After the election of Pope Francis in 2013, there have been some significant changes. And these changes have come about because of the decades long work of women. 

In 2014 

· Sr. Mary Melone was appointed the first female rector of a Roman pontifical university.

· Marie Collins, Irish survivor of priest abuse, and a number of other women were appointed to the first ever Vatican commission for the protection of children from clergy sex abuse.

In 2015 

· Francis halted the Vatican crackdown on Leadership Conference of Women Religious because of their faithful tenacity.

· At the 2015 Synod on the Family,  the head of the International Union of Superiors General, Sr. Carmen Sammut, lobbied hard for the inclusion of women.  And Francis’ new synod structure with small language groups offered more opportunities for those women to influence the process.

· And at that same synod, Canadian Archbishop Paul-Andre Durocher was the first to publicly call for women deacons in such a setting. He would not be the last as we would see in 2019. 

In 2016  

· Francis issued the Decree on Holy Thursday’s Foot Washing Ceremony to include women.  While that may not seem important to Catholics in the west, in some regions, the bishops quit offering the ceremony rather than include women. 

· In May, because the women of the International Union of Superiors General pressed, Pope Francis created a commission with half women and half men to study women deacons.  Phyllis Zagano was a force to be reckoned with in Rome and beyond.

 · In June, Pope Francis elevated the memorial of St. Mary Magdalene to a feast day, calling her the Apostle to the Apostles.

 · Barbara Jatta was the first woman appointed as director of the Vatican Museums.  

In 2017 

·Two lay women, were appointed as under-secretaries in the Vatican Dicastery for the Laity, the Family and Life.

In 2018 

· At the Synod on Youth, for the first time, the final document called for the inclusion of women as a “matter of justice.”  Young women and men would not be silenced. And the bishops listened.

In 2019 

· Because women courageously came forward, Pope Francis publicly acknowledged for the first time that women religious were being sexually abused by priests.

· The first women consultors were appointed to the organizing structure for the Synod of Bishops. And, later, in 2021, Sr. Nathalie Becquart was named as undersecretary which, for the very first time, and quite importantly,  gives a woman the right to vote at the synod.   

· That year, seven women were appointed to the governing body of the Congregation for Religious Life; a very important shift, since clerics had always maintained control.

· And in October, the bishops of the Amazon called for women deacons in a region where priests are scarce, and women have always led and built up the Church.

In 2020  

· The first woman was appointed to one of the highest-ranking posts at the Secretariat of State.

· In August of that year, six European women with backgrounds in finance were appointed to join eight cardinals as members of the Council for the Economy. 

In 2021  

· Pope Francis issued the motu proprio, Spiritus Domini which officially and canonically sanctioned women to serve as lectorsand acolytes.

· Sr.

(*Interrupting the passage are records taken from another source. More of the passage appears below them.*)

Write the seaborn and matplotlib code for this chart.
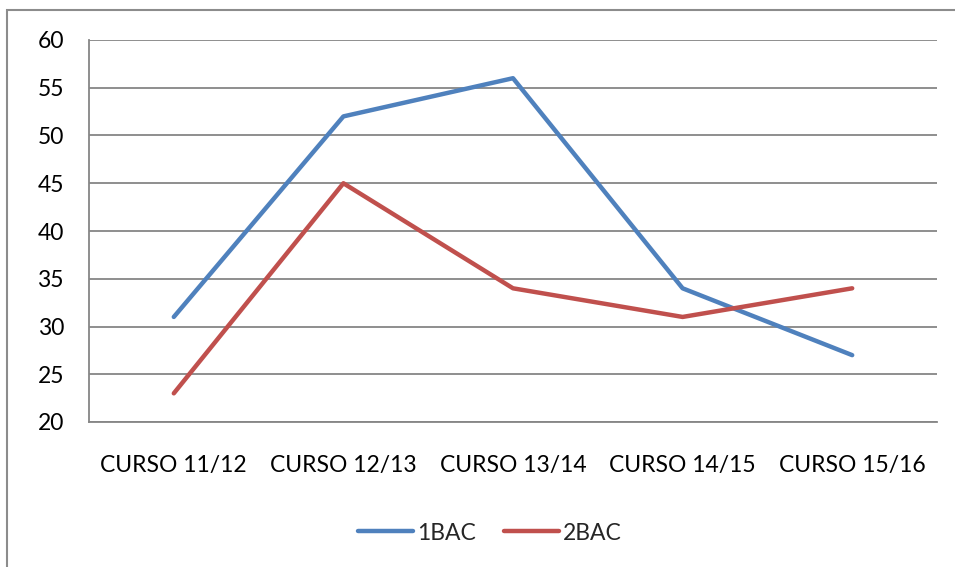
import matplotlib
matplotlib.use("Agg")
import matplotlib.pyplot as plt
import seaborn as sns
import pandas as pd
import numpy as np
from matplotlib.patches import Rectangle
from matplotlib.lines import Line2D

categories = ["CURSO 11/12", "CURSO 12/13", "CURSO 13/14", "CURSO 14/15", "CURSO 15/16"]
series_names = ["1BAC", "2BAC"]
bac1 = [31, 52, 56, 34, 27]
bac2 = [23, 45, 34, 31, 34]
y_ticks = [20, 25, 30, 35, 40, 45, 50, 55, 60]

colors = {"1BAC": "#4F81BD", "2BAC": "#C0504D"}

df = pd.DataFrame({
    "x": list(range(len(categories))) * 2,
    "value": bac1 + bac2,
    "serie": ["1BAC"] * len(bac1) + ["2BAC"] * len(bac2),
})

sns.set_theme(style="white")
plt.rcParams["font.family"] = ["Lato", "DejaVu Sans"]

FS = 16.5
W, H = 955, 567
fig = plt.figure(figsize=(W / 100, H / 100), dpi=100)
ax = fig.add_axes([89 / W, (H - 422) / H, (937 - 89) / W, (422 - 40) / H])

sns.lineplot(data=df, x="x", y="value", hue="serie", palette=colors, sort=False,
             linewidth=3.2, legend=False, ax=ax, zorder=3)

grid_c = "#868686"
ax.set_ylim(20, 60)
ax.set_xlim(-0.5, len(categories) - 0.5)
ax.set_yticks(y_ticks)
ax.set_yticklabels([str(v) for v in y_ticks], fontsize=FS, color="black")
ax.set_xticks(range(len(categories)))
ax.set_xticklabels(categories, fontsize=FS, color="black")
ax.set_xticks(np.arange(-0.5, len(categories), 1.0), minor=True)
ax.tick_params(axis="x", which="major", length=0, pad=24)
ax.tick_params(axis="x", which="minor", length=7, width=1.3, color=grid_c, direction="out")
ax.tick_params(axis="y", which="major", length=7, width=1.3, color=grid_c, direction="out", pad=11)
ax.set_xlabel("")
ax.set_ylabel("")
ax.grid(axis="y", color=grid_c, linewidth=1.3)
ax.set_axisbelow(True)
for s in ["top", "right"]:
    ax.spines[s].set_visible(False)
for s in ["left", "bottom"]:
    ax.spines[s].set_color(grid_c)
    ax.spines[s].set_linewidth(1.3)

# outer frame
fig.patches.append(Rectangle((7 / W, -0.1), 1.2, (H - 10) / H + 0.1, transform=fig.transFigure,
                             fill=False, edgecolor="#8C8C8C", linewidth=1.5))

handles = [Line2D([0], [0], color=colors[n], linewidth=3.2, solid_capstyle="round") for n in series_names]
fig.legend(handles, series_names, loc="center", bbox_to_anchor=(490 / W, (H - 533) / H),
           ncol=2, frameon=False, fontsize=FS, handlelength=2.4, handletextpad=0.2,
           columnspacing=1.2)

fig.savefig("out.png", dpi=100)
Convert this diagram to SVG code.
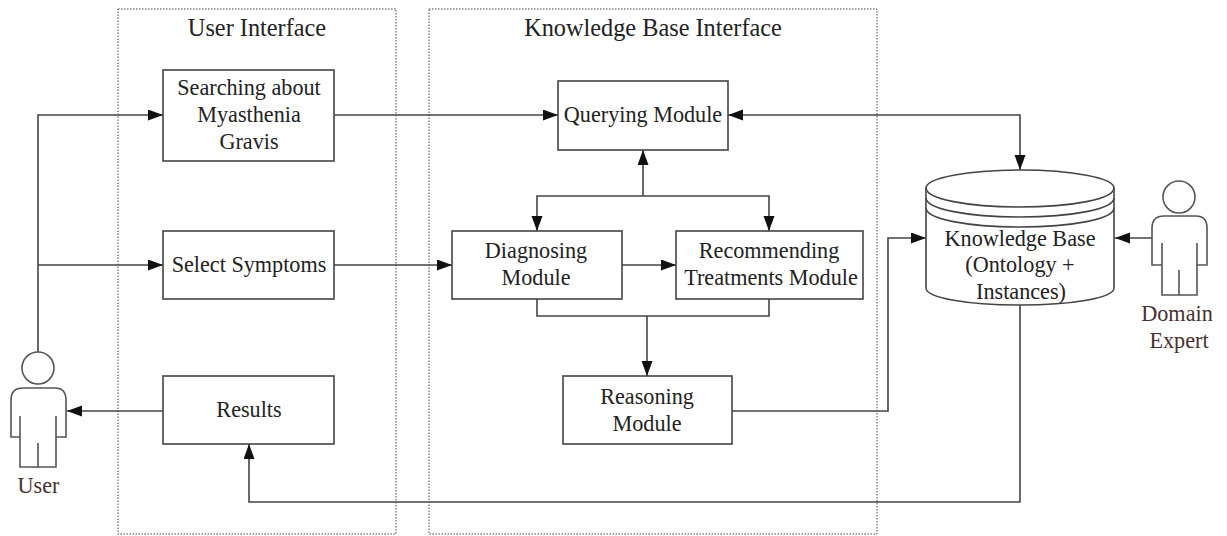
<svg xmlns="http://www.w3.org/2000/svg" width="1227" height="536" viewBox="0 0 1227 536">
<style>
text{font-family:"Liberation Serif","Times New Roman",serif;font-size:22.2px;fill:#222;text-anchor:middle}
.h{font-size:24.3px}
.d{fill:none;stroke:#444;stroke-width:1;stroke-dasharray:1.5 1.5}
.b{fill:#fff;stroke:#444;stroke-width:1.6}
.c{fill:none;stroke:#444;stroke-width:1.6}
.p{fill:#fff;stroke:#555;stroke-width:1.6}
.r{fill:#4a3030}
</style>
<defs>
<marker id="a" markerUnits="userSpaceOnUse" markerWidth="16" markerHeight="12" refX="15" refY="5.5" orient="auto-start-reverse"><path d="M0 0L15 5.5L0 11Z" fill="#111"/></marker>
</defs>
<rect width="1227" height="536" fill="#fff"/>
<g id="user-interface"><rect class="d" x="118" y="9" width="278" height="525"/><text class="h" x="257" y="36">User Interface</text></g>
<g id="kb-interface"><rect class="d" x="429" y="9" width="448" height="525"/><text class="h" x="653" y="36">Knowledge Base Interface</text></g>
<g id="connectors">
<path class="c" marker-end="url(#a)" d="M38 352V115H163"/>
<path class="c" marker-end="url(#a)" d="M38 265H163"/>
<path class="c" marker-end="url(#a)" d="M163 411H67"/>
<path class="c" marker-end="url(#a)" d="M334 115H558"/>
<path class="c" marker-end="url(#a)" d="M334 265H452"/>
<path class="c" marker-start="url(#a)" marker-end="url(#a)" d="M728 115H1020V170"/>
<path class="c" marker-end="url(#a)" d="M643 196V150"/>
<path class="c" marker-end="url(#a)" d="M643 196H769V231"/>
<path class="c" marker-end="url(#a)" d="M643 196H537V231"/>
<path class="c" marker-end="url(#a)" d="M622 265H676"/>
<path class="c" d="M537 299V316H769V299"/>
<path class="c" marker-end="url(#a)" d="M647 316V376"/>
<path class="c" marker-end="url(#a)" d="M732 411H888V238H926"/>
<path class="c" marker-end="url(#a)" d="M1152 238H1115"/>
<path class="c" marker-end="url(#a)" d="M1020 305V502H249V444"/>
</g>
<g id="search"><rect class="b" x="163" y="70" width="171" height="91"/><text x="249" y="95">Searching about</text><text x="249" y="122">Myasthenia</text><text x="249" y="149">Gravis</text></g>
<g id="symptoms"><rect class="b" x="163" y="231" width="171" height="68"/><text x="249" y="272">Select Symptoms</text></g>
<g id="results"><rect class="b" x="163" y="376" width="171" height="68"/><text x="249" y="417">Results</text></g>
<g id="querying"><rect class="b" x="558" y="81" width="170" height="69"/><text x="643" y="122">Querying Module</text></g>
<g id="diagnosing"><rect class="b" x="452" y="231" width="170" height="68"/><text x="536" y="258">Diagnosing</text><text x="536" y="285">Module</text></g>
<g id="recommending"><rect class="b" x="676" y="231" width="187" height="68"/><text x="769" y="258">Recommending</text><text x="771" y="285">Treatments Module</text></g>
<g id="reasoning"><rect class="b" x="563" y="376" width="169" height="68"/><text x="647" y="404">Reasoning</text><text x="647" y="431">Module</text></g>
<g id="knowledge-base">
<path class="b" d="M926 188C926 178 968 170 1020 170S1114 178 1114 188V288C1114 298 1072 305 1020 305S926 298 926 288Z"/>
<path class="c" d="M926 188C926 199 968 207 1020 207S1114 199 1114 188M926 198C926 209 968 217 1020 217S1114 209 1114 198M926 208C926 219 968 227 1020 227S1114 219 1114 208"/>
<text x="1020" y="246">Knowledge Base</text><text x="1020" y="272">(Ontology +</text><text x="1021" y="299">Instances)</text>
</g>
<g id="user">
<circle class="p" cx="38" cy="368" r="16"/>
<path class="p" d="M11 437V400Q11 388 23 388H55Q66 388 66 400V437H56V467H20V437ZM20 437V416M56 437V416M38 467V443"/>
<text class="r" x="38.500" y="493">User</text>
</g>
<g id="expert">
<circle class="p" cx="1179" cy="197" r="16"/>
<path class="p" d="M1152 265V228Q1152 216 1164 216H1196Q1207 216 1207 228V265H1197V295H1162V265ZM1162 265V243M1197 265V243M1179 295V270"/>
<text class="r" x="1177" y="321">Domain</text><text class="r" x="1179" y="348">Expert</text>
</g>
</svg>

Raffaella Petrini was named the number two position in the governorship of Vatican City, making her the highest-ranking woman in the Vatican.

· Sr. Alessandra Smerilli was named to the interim position of secretary of the Vatican's development office, which deals with justice and peace issues. 

In 2022

· On March 19, Pope Francis issued introduced a landmark reform, PraedicateEvangelium, that will allow any baptised lay Catholic, including women, to head most Vatican departments under a new constitution for the Holy See's central administration.  The new constitution will take effect on Pentecost and will have a significant impact on the institution’s relationship with women opening new positions of authority to them across the board.* 

Women are rising.  All over the world.   

They are making new demands for women’s equality in Germany as they continue their synodal process.  

They are holding churchmen accountable in Australia as their plenary process proceeds. 

And they are gathering in the streets in India and crying out for justice, when criminals dressed in bishops’ clothing rape and abuse nuns.  

Women are the lifeblood of the church.  

They have shaped me in profound ways: whether it was struggling over a theological treatise by Rosemary Radford Ruther; being challenged to see my own participation in racist structures by Diana Hayes, Shawn Copeland and Shannen Dee Williams; or witnessing the courage, candor, and strength of women under direct attack by churchmen, like Chris Schenk, Louise Akers, and Pat Farrell.  

I have been forever transformed by women in our church.  And I am profoundly grateful.   How about you?

 

*The March 19 landmark legislation of Pope Francis has been added since it offers a deep systemic shift in the structure of the institutional church.